I don't expect everyone to see every point of view. That's beyond the ability of our mere mortal minds. What isn't though, is the courtesy to allow others to have their own point of view. I'm not strictly pro or con anything, if anything, I'd say I'm rather apathetic. My reasoning is that if you're not allowed to voice your opinions and be safe at the same time, when you choose survival over freedom, indifference is a key skill. Still, we keep our opinions to ourselves, it doesn't mean we stop having our own opinions altogether. We have a choice. Safety or Freedom.

My family often says, "You shouldn't have ever joined debate. Now your head's all screwed up." I let a lot of things slide.
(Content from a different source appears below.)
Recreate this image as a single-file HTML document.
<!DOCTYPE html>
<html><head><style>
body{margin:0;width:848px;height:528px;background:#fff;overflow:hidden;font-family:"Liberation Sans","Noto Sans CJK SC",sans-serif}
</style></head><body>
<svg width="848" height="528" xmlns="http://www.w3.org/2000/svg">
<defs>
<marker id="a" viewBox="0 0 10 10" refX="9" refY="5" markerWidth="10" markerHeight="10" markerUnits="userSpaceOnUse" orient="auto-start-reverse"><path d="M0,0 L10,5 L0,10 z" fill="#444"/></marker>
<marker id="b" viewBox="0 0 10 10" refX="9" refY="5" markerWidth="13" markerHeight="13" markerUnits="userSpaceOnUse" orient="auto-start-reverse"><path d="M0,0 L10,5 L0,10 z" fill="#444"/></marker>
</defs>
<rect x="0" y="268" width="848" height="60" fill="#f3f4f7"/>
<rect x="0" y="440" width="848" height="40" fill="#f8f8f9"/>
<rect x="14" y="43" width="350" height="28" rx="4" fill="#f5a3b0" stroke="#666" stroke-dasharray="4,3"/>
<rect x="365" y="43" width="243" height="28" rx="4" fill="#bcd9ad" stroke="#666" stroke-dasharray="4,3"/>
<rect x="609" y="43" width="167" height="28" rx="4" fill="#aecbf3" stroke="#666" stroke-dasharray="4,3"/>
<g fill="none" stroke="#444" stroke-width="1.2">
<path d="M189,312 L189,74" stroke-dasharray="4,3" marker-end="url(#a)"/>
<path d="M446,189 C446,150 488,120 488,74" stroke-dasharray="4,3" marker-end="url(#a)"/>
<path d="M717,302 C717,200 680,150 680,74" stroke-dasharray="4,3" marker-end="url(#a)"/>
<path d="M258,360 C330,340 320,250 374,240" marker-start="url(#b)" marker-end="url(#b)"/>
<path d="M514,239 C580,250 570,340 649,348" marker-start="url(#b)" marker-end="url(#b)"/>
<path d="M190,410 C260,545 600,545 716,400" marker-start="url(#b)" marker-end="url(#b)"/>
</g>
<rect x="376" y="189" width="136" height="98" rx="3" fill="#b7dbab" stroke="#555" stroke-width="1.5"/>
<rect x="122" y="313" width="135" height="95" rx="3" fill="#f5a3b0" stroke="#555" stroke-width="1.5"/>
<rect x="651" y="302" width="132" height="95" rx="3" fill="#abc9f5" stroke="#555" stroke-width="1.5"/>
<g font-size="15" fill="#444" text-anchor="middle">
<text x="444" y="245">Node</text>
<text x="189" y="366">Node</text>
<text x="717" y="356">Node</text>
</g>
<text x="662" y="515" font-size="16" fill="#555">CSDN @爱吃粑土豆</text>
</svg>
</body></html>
I don't mind eating the same thing for lunch everyday, because it's easy to cook. I don't mind not getting to choose my cake on my birthday, I don't mind that the dents in my car haven't been fixed in months despite my near perfect record since, I don't mind that I can't have a dog and can never admit that I do want one. I draw a line when my opinions, when I finally say something that needed to be said, become put down instead. When people start behaving as if my opinions are the most illogical things ever recorded in history. I receive this treatment a lot. Often in snide comments on my lack of common sense or the sheer hopelessness I have wrought on everyone's lives.
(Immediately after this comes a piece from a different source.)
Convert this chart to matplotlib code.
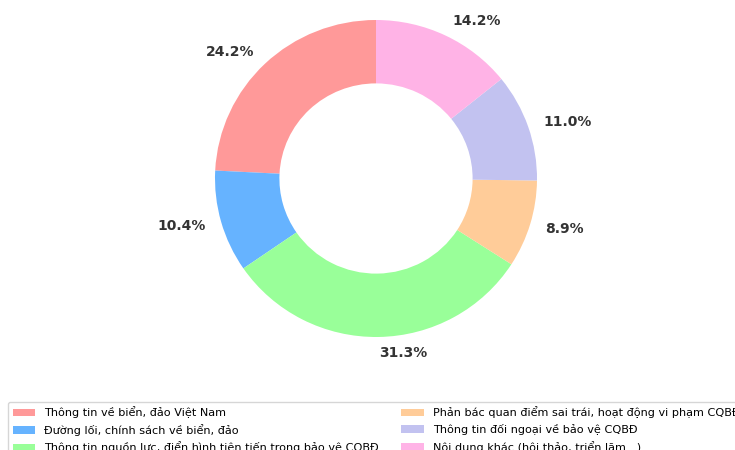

I understand why people do this. Prejudice, pr-econceived notions, assumptions, ignorance, rigid mindsets. I get it, I do. Still, we've all heard the old sayings. Don't judge a book by its cover. Look before you leap. Everyone has an opinion, doesn't mean they're wrong. Yet the words are often neglected, as with most lessons we learned in history I suppose. I cannot stress enough how tired I am the the same old scenario. Someone says something. I disagree. Vice versa. Before I can finish a sentence of my reasoning, someone gets emotional, as if my disagreement had done them great dishonor. Before I know it, The situation has become a one-sided shouting match and I still haven't been given a chance to say more than 2 sentences 30 minutes later. All I can do is defuse the situation. Nine times out of ten, the fastest way to do this is by admitting an insincere defeat. It's tiring, I admit, but It's better in the long run for the relationship. Isn't it? That's what I tell myself, anyway. It takes up so much mental energy, just because it happens so frequently and because I have to put it aside without letting it affect me emotionally. Right now, I'm tired. So so very tired.

When it becomes too much. When it can't just be held in. When silence becomes a throat-tightening vice. What happens then? Safety or Freedom.